Input data start

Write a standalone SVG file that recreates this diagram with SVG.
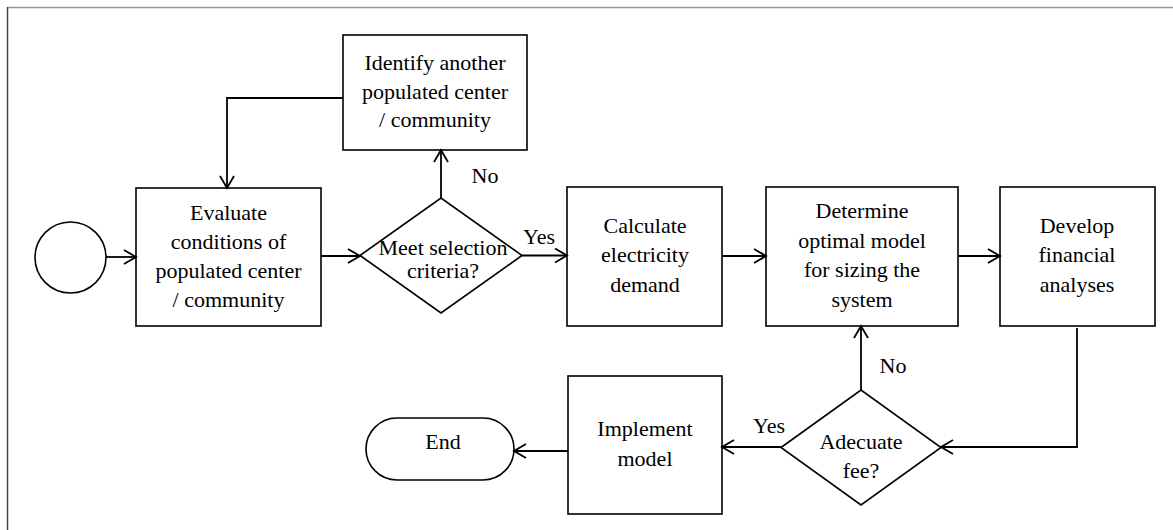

Input data end
Input data start

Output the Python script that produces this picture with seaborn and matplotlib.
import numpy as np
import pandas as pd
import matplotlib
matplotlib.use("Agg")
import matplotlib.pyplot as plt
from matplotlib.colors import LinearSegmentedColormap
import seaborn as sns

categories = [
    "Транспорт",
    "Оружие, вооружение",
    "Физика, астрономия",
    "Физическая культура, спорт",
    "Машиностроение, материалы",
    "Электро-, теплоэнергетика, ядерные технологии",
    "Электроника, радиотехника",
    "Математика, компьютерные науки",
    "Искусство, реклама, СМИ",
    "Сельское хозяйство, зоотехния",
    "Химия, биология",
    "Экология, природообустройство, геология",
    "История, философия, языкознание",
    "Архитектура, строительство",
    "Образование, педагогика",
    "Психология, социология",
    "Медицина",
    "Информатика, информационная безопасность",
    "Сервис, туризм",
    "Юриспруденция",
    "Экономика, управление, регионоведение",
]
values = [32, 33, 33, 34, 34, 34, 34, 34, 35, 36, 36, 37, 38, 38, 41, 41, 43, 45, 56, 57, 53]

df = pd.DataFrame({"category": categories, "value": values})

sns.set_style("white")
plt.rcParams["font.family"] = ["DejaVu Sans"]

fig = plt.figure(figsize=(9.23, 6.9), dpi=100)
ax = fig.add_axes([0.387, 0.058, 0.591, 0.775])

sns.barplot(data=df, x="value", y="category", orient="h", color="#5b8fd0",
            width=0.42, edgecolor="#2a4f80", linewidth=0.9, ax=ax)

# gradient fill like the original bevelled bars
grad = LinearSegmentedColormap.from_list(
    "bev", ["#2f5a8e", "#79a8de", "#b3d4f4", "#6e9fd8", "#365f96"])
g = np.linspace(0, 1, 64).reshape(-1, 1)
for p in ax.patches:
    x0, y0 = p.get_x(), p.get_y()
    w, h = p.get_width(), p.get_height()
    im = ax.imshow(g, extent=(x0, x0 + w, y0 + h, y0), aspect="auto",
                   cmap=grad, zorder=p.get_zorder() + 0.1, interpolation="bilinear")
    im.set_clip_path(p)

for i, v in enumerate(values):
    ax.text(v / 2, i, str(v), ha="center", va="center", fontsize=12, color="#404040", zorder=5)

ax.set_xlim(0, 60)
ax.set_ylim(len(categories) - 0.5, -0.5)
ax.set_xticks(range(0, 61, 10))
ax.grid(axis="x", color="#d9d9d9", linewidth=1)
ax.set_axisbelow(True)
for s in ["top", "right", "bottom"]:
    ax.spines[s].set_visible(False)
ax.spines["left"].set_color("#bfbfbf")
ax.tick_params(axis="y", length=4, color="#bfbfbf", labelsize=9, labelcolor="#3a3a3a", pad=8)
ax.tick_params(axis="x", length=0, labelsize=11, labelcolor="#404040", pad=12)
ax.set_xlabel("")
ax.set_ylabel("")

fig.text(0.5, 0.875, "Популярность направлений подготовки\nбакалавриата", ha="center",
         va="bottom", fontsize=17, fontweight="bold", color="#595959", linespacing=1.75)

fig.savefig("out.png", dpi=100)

Input data end

- [Work required]:
Only the lines running from the line with "Output the Python" through the line with "import seaborn as sns" should be repeated, exactly and with both ends kept.

- [Answer below]:
Output the Python script that produces this picture with seaborn and matplotlib.
import numpy as np
import pandas as pd
import matplotlib
matplotlib.use("Agg")
import matplotlib.pyplot as plt
from matplotlib.colors import LinearSegmentedColormap
import seaborn as sns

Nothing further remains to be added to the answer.